Let’s compare two middle-grade math lessons taken from the Third International Mathematics and Science Study (TIMSS). The first, in a typical American classroom, begins with a problem-by-problem homework review focused on procedure and factual recall. It proceeds to a teacher-directed lesson with no discernible connection to the homework, and ends with a long period of seatwork focused on tomorrow’s homework. There are probably fewer than 15 minutes of instruction in new content in a 55-minute class.

The second lesson takes place in a Japanese classroom. The teacher begins with a brief introduction to the problem of the day including a short connection to the previous day’s work, followed by a combination of individual seatwork, pair work, and group problem-solving, which in turn is followed by students presenting their work and a discussion among the teacher and students of what the students have produced. All of the content is new. The class moves to another problem; the process is the same.

When American educators watch these two lessons they are shocked by the difference: Students in the Japanese lesson are fully engaged in new content for the entire class, while in the American lesson it is difficult to discern what the new content actually is, much less how much time is dedicated to it. Observers invariably comment on how respectful and comfortable students and teachers are with each other in the Japanese lesson, and how distant and incoherent the discourse is in the American classroom. They see that meaningful work produces meaningful discourse and meaningful results.

— Richard F. Elmore, Three Thousand Missing Hours, Harvard Education Letter

Go ahead and boo me. I fundamentally think that our school day is too short, our school week is too short and our school year is too short. You’re competing for jobs with kids from India and China. I think schools should be open six, seven days a week, 11, 12 months a year.

— Arne Duncan, Secretary of Education, addressing middle- and high-school students in Denver

I promise this is the last one.

When I read Prof. Elmore’s Three Thousand Missing Hours, I thought about Mr. Duncan’s quote about longer school days/weeks/years.

One, why should kids be in school even longer if we aren’t treating that time as a precious gift and making every hour count? Schools say there’s no time for recess and no time for hands-on learning, but Prof. Elmore and his researchers found that

Over the course of a typical 180-day school year with a 6-hour day (subtracting an hour for programmed noninstructional time), this means that a student might lose somewhere between 200 and 300 hours of instruction per year (40 to 60 days) to just the daily friction of classroom processes.

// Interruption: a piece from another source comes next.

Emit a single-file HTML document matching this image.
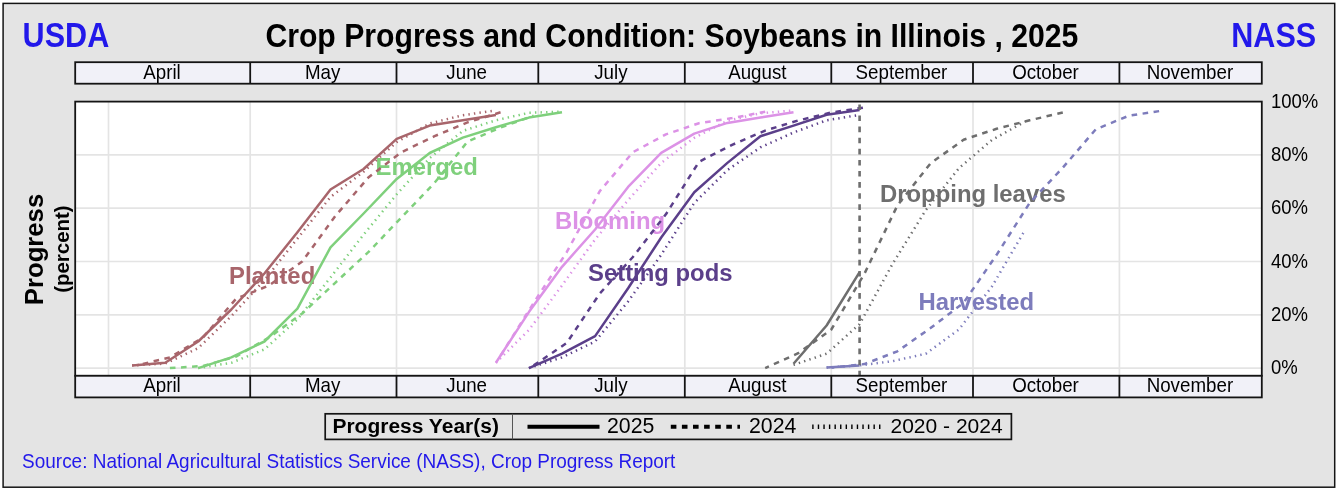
<!DOCTYPE html>
<html lang="en"><head><meta charset="utf-8"><title>Crop Progress and Condition: Soybeans in Illinois, 2025</title>
<style>html,body{margin:0;padding:0;background:#fff}svg{display:block}text{font-family:"Liberation Sans",Arial,Helvetica,sans-serif}</style>
</head><body>
<svg width="1337" height="492" viewBox="0 0 1337 492">
<defs><filter id="soft" x="0" y="0" width="100%" height="100%" filterUnits="userSpaceOnUse" color-interpolation-filters="sRGB"><feGaussianBlur stdDeviation="0.5"/></filter></defs>
<rect x="0" y="0" width="1337" height="492" fill="#fff"/>
<g filter="url(#soft)">
<rect x="-5" y="-5" width="1347" height="502" fill="#fff"/>
<rect x="3.1" y="3.4" width="1331.6" height="483.8" fill="#e4e4e4" stroke="#141414" stroke-width="1.5"/>
<text transform="translate(671.90 46.90) scale(1 1.13)" font-size="30.18" font-weight="bold" text-anchor="middle" fill="#000">Crop Progress and Condition: Soybeans in Illinois , 2025</text>
<text transform="translate(22.60 46.90) scale(1 1.12)" font-size="30.6" font-weight="bold" fill="#2218ea">USDA</text>
<text transform="translate(1316.20 46.90) scale(1 1.12)" font-size="30.6" font-weight="bold" text-anchor="end" fill="#2218ea">NASS</text>
<rect x="75.2" y="101.6" width="1186.6" height="274.20000000000005" fill="#fff"/>
<line x1="108.5" y1="101.6" x2="108.5" y2="375.8" stroke="#e4e4e4" stroke-width="1.7"/>
<line x1="250.2" y1="101.6" x2="250.2" y2="375.8" stroke="#e4e4e4" stroke-width="1.7"/>
<line x1="396.5" y1="101.6" x2="396.5" y2="375.8" stroke="#e4e4e4" stroke-width="1.7"/>
<line x1="538.3" y1="101.6" x2="538.3" y2="375.8" stroke="#e4e4e4" stroke-width="1.7"/>
<line x1="684.8" y1="101.6" x2="684.8" y2="375.8" stroke="#e4e4e4" stroke-width="1.7"/>
<line x1="831.3" y1="101.6" x2="831.3" y2="375.8" stroke="#e4e4e4" stroke-width="1.7"/>
<line x1="973.0" y1="101.6" x2="973.0" y2="375.8" stroke="#e4e4e4" stroke-width="1.7"/>
<line x1="1119.4" y1="101.6" x2="1119.4" y2="375.8" stroke="#e4e4e4" stroke-width="1.7"/>
<line x1="75.2" y1="368.1" x2="1261.8" y2="368.1" stroke="#e4e4e4" stroke-width="1.7"/>
<line x1="75.2" y1="314.8" x2="1261.8" y2="314.8" stroke="#e4e4e4" stroke-width="1.7"/>
<line x1="75.2" y1="261.5" x2="1261.8" y2="261.5" stroke="#e4e4e4" stroke-width="1.7"/>
<line x1="75.2" y1="208.2" x2="1261.8" y2="208.2" stroke="#e4e4e4" stroke-width="1.7"/>
<line x1="75.2" y1="154.9" x2="1261.8" y2="154.9" stroke="#e4e4e4" stroke-width="1.7"/>
<text transform="translate(229.00 283.70) scale(1.038 1.0)" font-size="23" font-weight="bold" fill="#a8656b">Planted</text>
<text transform="translate(375.60 175.20) scale(1.038 1.0)" font-size="23" font-weight="bold" fill="#7fd07c">Emerged</text>
<text transform="translate(555.00 229.40) scale(1.038 1.0)" font-size="23" font-weight="bold" fill="#dc92e6">Blooming</text>
<text transform="translate(588.00 281.20) scale(1.038 1.0)" font-size="23" font-weight="bold" fill="#5b3f8a">Setting pods</text>
<text transform="translate(880.00 202.00) scale(1.038 1.0)" font-size="23" font-weight="bold" fill="#6e6e6e">Dropping leaves</text>
<text transform="translate(918.60 310.20) scale(1.038 1.0)" font-size="23" font-weight="bold" fill="#7d7cbc">Harvested</text>
<g fill="none" stroke-linejoin="round">
<polyline points="132.1,365.4 165.2,363.6 198.2,348.1 231.3,316.1 264.4,280.2 297.4,238.6 330.5,197.0 363.6,171.7 396.7,142.1 429.7,123.5 462.8,115.2 495.9,110.4" stroke="#a8656b" stroke-width="2.5" stroke-dasharray="1.4 4.17"/>
<polyline points="136.8,365.4 169.9,357.4 203.0,337.5 236.0,298.8 269.1,285.5 302.2,261.5 335.2,216.2 368.3,177.6 401.4,152.2 434.5,136.2 467.5,122.4 500.6,112.3" stroke="#a8656b" stroke-width="2.5" stroke-dasharray="5.6 5.5" stroke-dashoffset="4.89"/>
<polyline points="132.1,365.4 165.2,362.8 198.2,341.5 231.3,309.5 264.4,273.5 297.4,232.2 330.5,189.5 363.6,169.0 396.7,138.9 429.7,125.6 462.8,120.3 495.9,114.9" stroke="#a8656b" stroke-width="2.5"/>
<polyline points="198.2,368.1 231.3,362.8 264.4,349.4 297.4,319.3 330.5,277.5 363.6,234.6 396.7,194.3 429.7,158.1 462.8,130.9 495.9,120.3 528.9,112.8 562.0,111.7" stroke="#7fd07c" stroke-width="2.5" stroke-dasharray="1.4 4.17"/>
<polyline points="169.9,368.1 203.0,366.0 236.0,356.6 269.1,337.5 302.2,313.5 335.2,282.8 368.3,252.2 401.4,217.5 434.5,182.9 467.5,141.6 500.6,127.5 533.7,115.7" stroke="#7fd07c" stroke-width="2.5" stroke-dasharray="5.6 5.5"/>
<polyline points="198.2,368.1 231.3,357.4 264.4,341.5 297.4,308.7 330.5,247.4 363.6,213.5 396.7,178.9 429.7,153.0 462.8,137.6 495.9,127.2 528.9,117.6 562.0,112.3" stroke="#7fd07c" stroke-width="2.5"/>
<polyline points="495.9,362.8 528.9,330.0 562.0,285.5 595.1,239.4 628.1,200.2 661.2,162.9 694.3,137.8 727.4,120.8 760.4,113.3 793.5,110.4" stroke="#dc92e6" stroke-width="2.5" stroke-dasharray="1.4 4.17"/>
<polyline points="500.6,355.6 533.7,302.8 566.7,252.2 599.8,191.1 632.9,152.2 665.9,134.4 699.0,123.2 732.1,118.1 765.2,111.7" stroke="#dc92e6" stroke-width="2.5" stroke-dasharray="5.6 5.5"/>
<polyline points="495.9,362.8 528.9,312.1 562.0,266.8 595.1,229.5 628.1,186.9 661.2,152.8 694.3,133.6 727.4,122.9 760.4,117.6 793.5,112.3" stroke="#dc92e6" stroke-width="2.5"/>
<polyline points="528.9,368.1 562.0,357.4 595.1,341.5 628.1,301.5 661.2,254.8 694.3,202.9 727.4,170.1 760.4,147.4 793.5,132.5 826.6,120.3 859.6,114.9" stroke="#5b3f8a" stroke-width="2.5" stroke-dasharray="1.4 4.17"/>
<polyline points="533.7,365.4 566.7,343.0 599.8,293.5 632.9,257.0 665.9,214.3 699.0,161.8 732.1,144.8 765.2,130.6 798.2,120.5 831.3,112.5 864.4,107.5" stroke="#5b3f8a" stroke-width="2.5" stroke-dasharray="5.6 5.5"/>
<polyline points="528.9,368.1 562.0,353.7 595.1,336.1 628.1,288.2 661.2,237.5 694.3,192.2 727.4,162.9 760.4,136.2 793.5,125.6 826.6,114.7 859.6,109.9" stroke="#5b3f8a" stroke-width="2.5"/>
<polyline points="793.5,364.9 826.6,353.7 859.6,324.1 892.7,263.6 925.8,210.1 958.9,168.2 991.9,140.0 1025.0,121.6" stroke="#6e6e6e" stroke-width="2.5" stroke-dasharray="1.4 4.17"/>
<polyline points="765.2,368.1 798.2,353.2 831.3,329.5 864.4,273.8 897.4,205.5 930.5,163.4 963.6,139.7 996.6,128.8 1029.7,120.3 1062.8,112.5" stroke="#6e6e6e" stroke-width="2.5" stroke-dasharray="5.6 5.5" stroke-dashoffset="1.55"/>
<polyline points="793.5,363.8 826.6,325.5 859.6,272.2" stroke="#6e6e6e" stroke-width="2.5"/>
<polyline points="826.6,367.6 859.6,365.4 892.7,361.2 925.8,353.7 958.9,329.5 991.9,286.6 1025.0,230.1" stroke="#7d7cbc" stroke-width="2.5" stroke-dasharray="1.4 4.17"/>
<polyline points="831.3,367.6 864.4,364.1 897.4,351.3 930.5,328.1 963.6,302.8 996.6,254.8 1029.7,202.9 1062.8,167.7 1095.8,129.3 1128.9,115.7 1162.0,110.7" stroke="#7d7cbc" stroke-width="2.5" stroke-dasharray="5.6 5.5" stroke-dashoffset="2.64"/>
<polyline points="826.6,367.6 859.6,365.4" stroke="#7d7cbc" stroke-width="2.5"/>
</g>
<line x1="859.6" y1="104.4" x2="859.6" y2="375.8" stroke="#6e6e6e" stroke-width="2.6" stroke-dasharray="5.6 5.5"/>
<rect x="75.2" y="101.6" width="1186.6" height="274.20000000000005" fill="none" stroke="#141414" stroke-width="1.8"/>
<rect x="75.2" y="62.2" width="1186.6" height="21.5" fill="#f1f1f8" stroke="#141414" stroke-width="1.8"/>
<line x1="250.2" y1="62.2" x2="250.2" y2="83.7" stroke="#141414" stroke-width="1.8"/>
<line x1="396.5" y1="62.2" x2="396.5" y2="83.7" stroke="#141414" stroke-width="1.8"/>
<line x1="538.3" y1="62.2" x2="538.3" y2="83.7" stroke="#141414" stroke-width="1.8"/>
<line x1="684.8" y1="62.2" x2="684.8" y2="83.7" stroke="#141414" stroke-width="1.8"/>
<line x1="831.3" y1="62.2" x2="831.3" y2="83.7" stroke="#141414" stroke-width="1.8"/>
<line x1="973.0" y1="62.2" x2="973.0" y2="83.7" stroke="#141414" stroke-width="1.8"/>
<line x1="1119.4" y1="62.2" x2="1119.4" y2="83.7" stroke="#141414" stroke-width="1.8"/>
<text transform="translate(162.00 78.80) scale(1 1.09)" font-size="18.75" text-anchor="middle" fill="#000">April</text>
<text transform="translate(322.65 78.80) scale(1 1.09)" font-size="18.75" text-anchor="middle" fill="#000">May</text>
<text transform="translate(466.70 78.80) scale(1 1.09)" font-size="18.75" text-anchor="middle" fill="#000">June</text>
<text transform="translate(610.85 78.80) scale(1 1.09)" font-size="18.75" text-anchor="middle" fill="#000">July</text>
<text transform="translate(757.35 78.80) scale(1 1.09)" font-size="18.75" text-anchor="middle" fill="#000">August</text>
<text transform="translate(901.45 78.80) scale(1 1.09)" font-size="18.75" text-anchor="middle" fill="#000">September</text>
<text transform="translate(1045.50 78.80) scale(1 1.09)" font-size="18.75" text-anchor="middle" fill="#000">October</text>
<text transform="translate(1189.90 78.80) scale(1 1.09)" font-size="18.75" text-anchor="middle" fill="#000">November</text>
<rect x="75.2" y="375.8" width="1186.6" height="21.599999999999966" fill="#f1f1f8" stroke="#141414" stroke-width="1.8"/>
<line x1="250.2" y1="375.8" x2="250.2" y2="397.4" stroke="#141414" stroke-width="1.8"/>
<line x1="396.5" y1="375.8" x2="396.5" y2="397.4" stroke="#141414" stroke-width="1.8"/>
<line x1="538.3" y1="375.8" x2="538.3" y2="397.4" stroke="#141414" stroke-width="1.8"/>
<line x1="684.8" y1="375.8" x2="684.8" y2="397.4" stroke="#141414" stroke-width="1.8"/>
<line x1="831.3" y1="375.8" x2="831.3" y2="397.4" stroke="#141414" stroke-width="1.8"/>
<line x1="973.0" y1="375.8" x2="973.0" y2="397.4" stroke="#141414" stroke-width="1.8"/>
<line x1="1119.4" y1="375.8" x2="1119.4" y2="397.4" stroke="#141414" stroke-width="1.8"/>
<text transform="translate(162.00 392.40) scale(1 1.09)" font-size="18.75" text-anchor="middle" fill="#000">April</text>
<text transform="translate(322.65 392.40) scale(1 1.09)" font-size="18.75" text-anchor="middle" fill="#000">May</text>
<text transform="translate(466.70 392.40) scale(1 1.09)" font-size="18.75" text-anchor="middle" fill="#000">June</text>
<text transform="translate(610.85 392.40) scale(1 1.09)" font-size="18.75" text-anchor="middle" fill="#000">July</text>
<text transform="translate(757.35 392.40) scale(1 1.09)" font-size="18.75" text-anchor="middle" fill="#000">August</text>
<text transform="translate(901.45 392.40) scale(1 1.09)" font-size="18.75" text-anchor="middle" fill="#000">September</text>
<text transform="translate(1045.50 392.40) scale(1 1.09)" font-size="18.75" text-anchor="middle" fill="#000">October</text>
<text transform="translate(1189.90 392.40) scale(1 1.09)" font-size="18.75" text-anchor="middle" fill="#000">November</text>
<text transform="translate(1271.00 374.10) scale(1 1.06)" font-size="18.5" fill="#000">0%</text>
<text transform="translate(1271.00 320.80) scale(1 1.06)" font-size="18.5" fill="#000">20%</text>
<text transform="translate(1271.00 267.50) scale(1 1.06)" font-size="18.5" fill="#000">40%</text>
<text transform="translate(1271.00 214.20) scale(1 1.06)" font-size="18.5" fill="#000">60%</text>
<text transform="translate(1271.00 160.90) scale(1 1.06)" font-size="18.5" fill="#000">80%</text>
<text transform="translate(1271.00 107.60) scale(1 1.06)" font-size="18.5" fill="#000">100%</text>
<text transform="translate(42.50 249.50) rotate(-90) scale(1.028 1)" font-size="25" font-weight="bold" text-anchor="middle" fill="#000">Progress</text>
<text transform="translate(68.60 249.10) rotate(-90) scale(1.02 1)" font-size="20" font-weight="bold" text-anchor="middle" fill="#000">(percent)</text>
<rect x="325.2" y="413.8" width="686.2" height="25.6" fill="#e4e4e4" stroke="#141414" stroke-width="1.7"/>
<line x1="512.5" y1="413.8" x2="512.5" y2="439.4" stroke="#555" stroke-width="1"/>
<text transform="translate(332.40 433.20) scale(1.045 1)" font-size="20.1" font-weight="bold" fill="#000">Progress Year(s)</text>
<line x1="527.5" y1="426.7" x2="599.5" y2="426.7" stroke="#000" stroke-width="4"/>
<text transform="translate(607.00 433.40)" font-size="21.3" fill="#000">2025</text>
<line x1="670.8" y1="426.7" x2="740" y2="426.7" stroke="#000" stroke-width="4" stroke-dasharray="5.6 5.5"/>
<text transform="translate(749.00 433.40)" font-size="21.3" fill="#000">2024</text>
<line x1="812.2" y1="426.7" x2="881.2" y2="426.7" stroke="#000" stroke-width="4.6" stroke-dasharray="1.4 4.17"/>
<text transform="translate(890.50 433.40)" font-size="21.0" fill="#000">2020 - 2024</text>
<text transform="translate(22.10 468.40) scale(1 1.05)" font-size="18.97" fill="#2218ea">Source: National Agricultural Statistics Service (NASS), Crop Progress Report</text>
</g>
</svg>
</body></html>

Two, I am all for competition. Let’s be the very best. But who decided that our most important educational goal is competing with other countries for jobs? Why isn’t our most important educational goal offering the best education available on the planet?

Did anyone sit down with America’s teachers and ask them what they need to help them teach and help all children learn?

Did anyone sit down with America’s families and ask them what they want for their children? (If they did, and those parents said, “I want my child to be able to compete with China and India for jobs!”, I will eat my hat.)

Let’s compete. First, though, let’s choose the race we really want to win.